Late in the night when the fires are out,
Why does he gallop and gallop about?

Whenever the trees are crying aloud,
And ships are tossed at sea,
By, on the highway, low and loud,
By at the gallop goes he.
By at the gallop he goes, and then
By he comes back at the gallop again.


I like blowy, windy autumnal days. I haven't been in England at this time of year for a full five years now, and it is my favourite time. Not least because it is my birthday next week. September and October feels like a time of renewal to me. Perhaps that's just because of the birthday aspect, and maybe everyone feels like that around their celebratory time. But somehow I think that it's just me.
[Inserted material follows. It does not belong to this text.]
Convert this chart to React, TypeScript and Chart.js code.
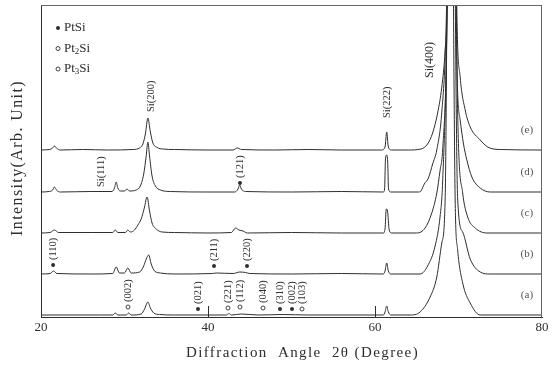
import React, { useEffect, useRef } from 'react';
import { Chart, registerables } from 'chart.js';

Chart.register(...registerables);

// ---------- data ----------
const X_TICKS = [20, 40, 60, 80];
const INNER_TICKS = [40, 60];
const X_TITLE = 'Diffraction  Angle  2θ (Degree)';
const Y_TITLE = 'Intensity(Arb. Unit)';
const SPECTRUM_LABELS = ['(a)', '(b)', '(c)', '(d)', '(e)'];
// vertical stacking offset of each pattern (arb. units)
const OFFSETS = [2, 43, 84, 125, 167];

// [2θ (deg), intensity above own baseline (arb. units)]
const SPEC_A: [number, number][] = [
  [20, 0], [27, 0], [28.6, 0], [28.9, 2], [29.2, 0], [30.2, 0], [30.5, 2], [30.8, 0],
  [32.0, 1], [32.4, 6], [32.8, 13], [33.1, 7], [33.5, 2], [34.2, 0.5], [36, 0],
  [42.2, 0], [42.5, 1.5], [42.8, 0], [44.0, 1], [46, 0], [49, 0.5], [52, 0],
  [61.0, 0], [61.2, 3], [61.4, 9], [61.6, 3], [61.9, 0], [64.2, 0], [65.4, 3],
  [66.6, 18], [67.4, 38], [68.0, 72], [68.4, 115], [69.0, 700], [69.6, 115],
  [69.9, 65], [70.5, 32], [71.4, 12], [72.6, 0], [80, 0],
];
const SPEC_B: [number, number][] = [
  [20, 0], [21.1, 0.5], [21.5, 3], [21.9, 0.5], [26, 0], [28.6, 0.5], [29.0, 7], [29.4, 1],
  [30.0, 1], [30.4, 6], [30.8, 1], [31.8, 2], [32.3, 8], [32.6, 15], [32.9, 19], [33.2, 10],
  [33.6, 3], [34.3, 1], [36, 0], [40.5, 0.5], [41.0, 1], [43.0, 0.5], [43.8, 2], [44.5, 1.5],
  [45, 0.5], [50, 0], [56, 0.5], [61.0, 0], [61.2, 3], [61.4, 11], [61.6, 3], [61.9, 0],
  [65.4, 0], [66.3, 8], [67.2, 28], [67.8, 58], [68.1, 92], [68.6, 250], [69.1, 700],
  [69.9, 75], [70.5, 42], [71.4, 15], [72.6, 2], [73.8, 0], [80, 0],
];
const SPEC_C: [number, number][] = [
  [20, 0], [21.1, 0.5], [21.6, 3], [22.1, 0.5], [26, 0.5], [28.6, 0.5], [28.9, 3], [29.2, 0.5],
  [30.1, 0.5], [30.4, 3], [30.7, 1], [31.2, 3], [31.6, 8], [32.0, 14], [32.4, 26], [32.7, 36],
  [33.0, 22], [33.3, 10], [33.8, 4], [34.5, 1], [36, 0.5], [40, 0], [42.8, 0.5], [43.3, 5],
  [43.7, 3], [44.2, 2], [44.7, 0], [50, 0.5], [56, 0], [61.0, 0], [61.2, 4], [61.35, 24],
  [61.5, 22], [61.7, 3], [62.0, 0], [65.0, 0], [66.0, 5], [66.8, 20], [67.4, 40], [67.8, 63],
  [68.1, 83], [68.6, 200], [69.2, 700], [69.9, 120], [70.5, 40], [71.1, 16], [72.0, 5],
  [73.4, 0], [80, 0],
];
const SPEC_D: [number, number][] = [
  [20, 0], [21.0, 0.5], [21.4, 2], [21.6, 5], [21.9, 1.5], [22.3, 0], [26, 0.5], [28.5, 0.5],
  [28.8, 4], [29.0, 10], [29.2, 4], [29.5, 1], [30.0, 1], [30.3, 3], [30.6, 1], [31.4, 2],
  [31.9, 6], [32.3, 18], [32.6, 36], [32.8, 50], [33.0, 36], [33.3, 16], [33.7, 6], [34.3, 2],
  [35.5, 0.5], [40, 0], [43.2, 0], [43.6, 3], [43.8, 7], [44.0, 3], [44.5, 0.5], [50, 0],
  [56, 0.5], [61.0, 0], [61.15, 3], [61.25, 32], [61.38, 37], [61.52, 30], [61.62, 3], [61.9, 0],
  [65.2, 0], [65.5, 1], [65.9, 8], [66.4, 14], [66.9, 28], [67.4, 42], [68.0, 80], [68.5, 160],
  [68.8, 300], [69.3, 700], [69.8, 132], [70.2, 72], [70.6, 48], [71.0, 32], [71.6, 15],
  [72.6, 4], [73.8, 0], [80, 0],
];
const SPEC_E: [number, number][] = [
  [20, 0], [21.0, 0.5], [21.4, 2], [21.6, 4], [21.9, 1.5], [22.3, 0], [25, 0.5], [28, 0],
  [31, 0.5], [31.8, 2], [32.2, 6], [32.5, 16], [32.8, 32], [33.1, 18], [33.4, 7], [33.9, 2.5],
  [34.6, 1], [36, 0.5], [40, 0], [43.0, 0], [43.5, 2], [44.0, 0.5], [48, 0], [52, 0.5], [56, 0],
  [60.8, 0], [61.2, 3], [61.4, 18], [61.6, 3], [62.0, 0], [64, 0], [65.5, 1], [66.3, 6],
  [66.9, 17], [67.5, 37], [68.0, 63], [68.4, 100], [68.6, 140], [69.2, 700], [69.8, 140],
  [70.2, 73], [70.8, 40], [71.4, 23], [72.6, 10], [73.5, 3], [75, 0.5], [80, 0],
];
const SPECTRA = [SPEC_A, SPEC_B, SPEC_C, SPEC_D, SPEC_E];

// peak annotations: [marker kind, 2θ, height (arb.), text]
type Ann = ['filled' | 'open' | 'none', number, number, string];
const SI_LABELS: Ann[] = [
  ['none', 27.2, 130, 'Si(111)'],
  ['none', 33.2, 205, 'Si(200)'],
  ['none', 61.45, 199, 'Si(222)'],
  ['none', 66.6, 239, 'Si(400)'],
];
const PHASE_LABELS: Ann[] = [
  ['filled', 21.45, 52, '(110)'],
  ['filled', 40.72, 51, '(211)'],
  ['filled', 44.67, 51, '(220)'],
  ['filled', 43.83, 134, '(121)'],
  ['open', 30.42, 10, '(002)'],
  ['filled', 38.8, 8, '(021)'],
  ['open', 42.39, 9, '(221)'],
  ['open', 43.83, 10, '(112)'],
  ['open', 46.59, 9, '(040)'],
  ['filled', 48.62, 8, '(310)'],
  ['filled', 50.06, 8, '(002)'],
  ['open', 51.26, 8, '(103)'],
];
// legend: [marker kind, base text, subscript, rest]
const LEGEND: [string, string, string, string][] = [
  ['filled', 'PtSi', '', ''],
  ['open', 'Pt', '2', 'Si'],
  ['open', 'Pt', '3', 'Si'],
];

const SERIF = "'Liberation Serif', 'DejaVu Serif', serif";
const INK = '#2e2e2e';

const decorPlugin = {
  id: 'decor',
  afterDatasetsDraw(chart: any) {
    const { ctx, chartArea: a, scales } = chart;
    const xs = scales.x;
    const ys = scales.y;
    ctx.save();
    // frame: top and right
    ctx.strokeStyle = '#666';
    ctx.lineWidth = 1;
    ctx.beginPath();
    ctx.moveTo(a.left, a.top + 0.5);
    ctx.lineTo(a.right, a.top + 0.5);
    ctx.moveTo(a.right - 0.5, a.top);
    ctx.lineTo(a.right - 0.5, a.bottom);
    ctx.stroke();
    // inner ticks
    ctx.strokeStyle = INK;
    ctx.beginPath();
    for (const t of INNER_TICKS) {
      const px = Math.round(xs.getPixelForValue(t)) + 0.5;
      ctx.moveTo(px, a.bottom);
      ctx.lineTo(px, a.bottom - 11);
    }
    ctx.stroke();

    const marker = (kind: string, px: number, py: number, r: number) => {
      if (kind === 'none') return;
      ctx.beginPath();
      ctx.arc(px, py, r, 0, Math.PI * 2);
      if (kind === 'filled') {
        ctx.fillStyle = INK;
        ctx.fill();
      } else {
        ctx.strokeStyle = INK;
        ctx.lineWidth = 0.9;
        ctx.stroke();
      }
    };
    const rotText = (text: string, px: number, py: number, size: number) => {
      ctx.save();
      ctx.translate(px, py);
      ctx.rotate(-Math.PI / 2);
      ctx.font = `${size}px ${SERIF}`;
      ctx.fillStyle = INK;
      ctx.textAlign = 'left';
      ctx.textBaseline = 'middle';
      ctx.fillText(text, 0, 0);
      ctx.restore();
    };

    for (const [, deg, h, text] of SI_LABELS) {
      rotText(text, xs.getPixelForValue(deg), ys.getPixelForValue(h), text === 'Si(400)' ? 12 : 10.5);
    }
    for (const [kind, deg, h, text] of PHASE_LABELS) {
      const px = xs.getPixelForValue(deg);
      const py = ys.getPixelForValue(h);
      marker(kind, px, py, 2);
      rotText(text, px, py - 5, 10.5);
    }
    // spectrum labels on the right
    ctx.font = `11px ${SERIF}`;
    ctx.fillStyle = '#555';
    ctx.textAlign = 'center';
    ctx.textBaseline = 'middle';
    SPECTRUM_LABELS.forEach((lab, i) => {
      ctx.fillText(lab, xs.getPixelForValue(78.2), ys.getPixelForValue(OFFSETS[i] + 20));
    });
    // legend
    LEGEND.forEach(([kind, base, sub, rest], i) => {
      const ly = a.top + 23 + i * 20.5;
      const lx = a.left + 17;
      marker(kind, lx, ly, 2);
      ctx.fillStyle = INK;
      ctx.textAlign = 'left';
      ctx.textBaseline = 'middle';
      ctx.font = `13px ${SERIF}`;
      let tx = lx + 6;
      ctx.fillText(base, tx, ly);
      tx += ctx.measureText(base).width;
      if (sub) {
        ctx.font = `9px ${SERIF}`;
        ctx.fillText(sub, tx, ly + 3);
        tx += ctx.measureText(sub).width;
        ctx.font = `13px ${SERIF}`;
        ctx.fillText(rest, tx, ly);
      }
    });

    // axis titles (letter-spaced like the original typesetting)
    ctx.fillStyle = INK;
    ctx.textAlign = 'center';
    ctx.textBaseline = 'middle';
    (ctx as any).letterSpacing = '1.4px';
    ctx.font = `15px ${SERIF}`;
    ctx.fillText(X_TITLE, (a.left + a.right) / 2 + 11, xs.bottom - 17);
    ctx.save();
    ctx.translate(ys.left + 18, (a.top + a.bottom) / 2 - 3);
    ctx.rotate(-Math.PI / 2);
    (ctx as any).letterSpacing = '1.4px';
    ctx.font = `16px ${SERIF}`;
    ctx.fillText(Y_TITLE, 0, 0);
    ctx.restore();
    ctx.restore();
  },
};

export default function App() {
  const ref = useRef<HTMLCanvasElement | null>(null);
  useEffect(() => {
    document.body.style.margin = '0';
    const canvas = ref.current;
    if (!canvas) return;
    const datasets = SPECTRA.map((spec, i) => ({
      label: SPECTRUM_LABELS[i],
      data: spec.map(([x, y]) => ({ x, y: y + OFFSETS[i] })),
      borderColor: INK,
      borderWidth: 1,
      pointRadius: 0,
      fill: false,
      cubicInterpolationMode: 'monotone' as const,
    }));
    const chart = new Chart(canvas, {
      type: 'line',
      data: { datasets },
      options: {
        animation: false,
        responsive: false,
        maintainAspectRatio: false,
        layout: { padding: { top: 5, right: 14, bottom: 0, left: 0 } },
        plugins: { legend: { display: false }, tooltip: { enabled: false } },
        scales: {
          x: {
            type: 'linear',
            min: 20,
            max: 80,
            afterBuildTicks: (s: any) => {
              s.ticks = X_TICKS.map((v) => ({ value: v }));
            },
            afterFit: (s: any) => {
              s.height = 53;
            },
            ticks: {
              font: { family: SERIF, size: 13 },
              color: INK,
              padding: 3,
              maxRotation: 0,
            },
            grid: { display: false, drawTicks: false },
            border: { display: true, color: INK, width: 1 },
            title: { display: false, text: X_TITLE },
          },
          y: {
            type: 'linear',
            min: 0,
            max: 312,
            afterFit: (s: any) => {
              s.width = 41;
            },
            ticks: { display: false },
            grid: { display: false, drawTicks: false },
            border: { display: true, color: INK, width: 1 },
            title: { display: false, text: Y_TITLE },
          },
        },
      },
      plugins: [decorPlugin],
    });
    return () => chart.destroy();
  }, []);
  return (
    <div style={{ width: 556, height: 370, background: '#fff' }}>
      <canvas ref={ref} width={556} height={370} style={{ display: 'block' }} />
    </div>
  );
}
Yesterday I stood in a field with pigs and horses, found myself nuzzled by a lovely dappled rose horse. He was seventeen hands. A big boy. He smelled me up and down, checking out the scent of outdoor cat, ducks, dogs and chickens. Then he blew into the hair at the top of my head. It made me giggle. But if I had more time that afternoon, I would have stood in the open field nuzzling with this lovely spirit and enjoying the wind as it blew through the trees.


Thursday, September 15, 2005

Stat Check

Hey, this is really interesting:

Most of the people reading this blog, are, predictably, reading from within the USA. Some of them are reading from England, also predictable. I told my friends about it, and the idea was originally to be able to keep in touch with people I already knew, so obviously it's working to some extent. I have some who read regularly, and some who drop in once a month or so.

But this evening I looked up my stat counter and I learned that I have visitors from the Virgin Islands, Israel and Albania!

Someone in Albania found this site while searching the internet for information on beans. What an amazing thing this (the internet) is. We really are a World Wide Web.

If you're one of those people, please come back and tell me how you came across Literary Seeds. You can comment anonymously if you prefer.

I'm baaa-ck

I have not forgotten the blog. I'm back. Actually, I'm away, not back. But that's neither here nor there.

I'm posting from England, as those of you who have been paying attention will recall. I arrived yesterday morning and slept a good part of yesterday, although mostly through the night. It is now one a.m. again, and I was moved to send an email to a nearly teenage friend of mine, so I thought I'd pop on here and remind you all that I exist.

England, or at least, our little corner of it, was rainy today. It was a snuggle up in the house with an open fire sort of a day. I managed to keep the fire going for more than twelve hours, I'm pleased to report. Every time it thought it would die down, I threw another log on and it revived. We also spent a good bit of time dead-heading geraniums in the greenhouse, and I helped my Mum remove the tomatoes which had grown a lurgy of sorts and were covered in white fly.

After dinner and during a haphazard discussion of Jason and the Argonauts (or Jason and the Chicken Nuggets as one two year old I know refers to it as) I was moved to Google exactly who the Furies, Muses, Graces and Harpies were. I could tell you, but someone would correct my pronunciation. And at this time of night, my transliterate-spelling.

I'm half way through the latest Harry Potter book again, for the second time in two months. At least this time I can skip the bits where Ron and Hermy are getting on one anothers nerves. I'm sort of looking for clues about what has happened and what's to come. I also started Word Freak, by Stefan Fatsis (you might have heard him on NPR), and Murder Plays House, by Ayelet Waldman. I'm reading Half Blood Prince as "comforting" jet lagged night time reading. Word Freak is good, and he's not kidding. I thought I was doing well by completing 300 point (Scrabble) games, but these people are making nearly 600 points per game! I obviously have a lot to learn, or memorise, if it comes to that. Not that I'm planning on competing. I play for fun. And I find doing a lot of crosswords has really helped me develop my Scrabble skills.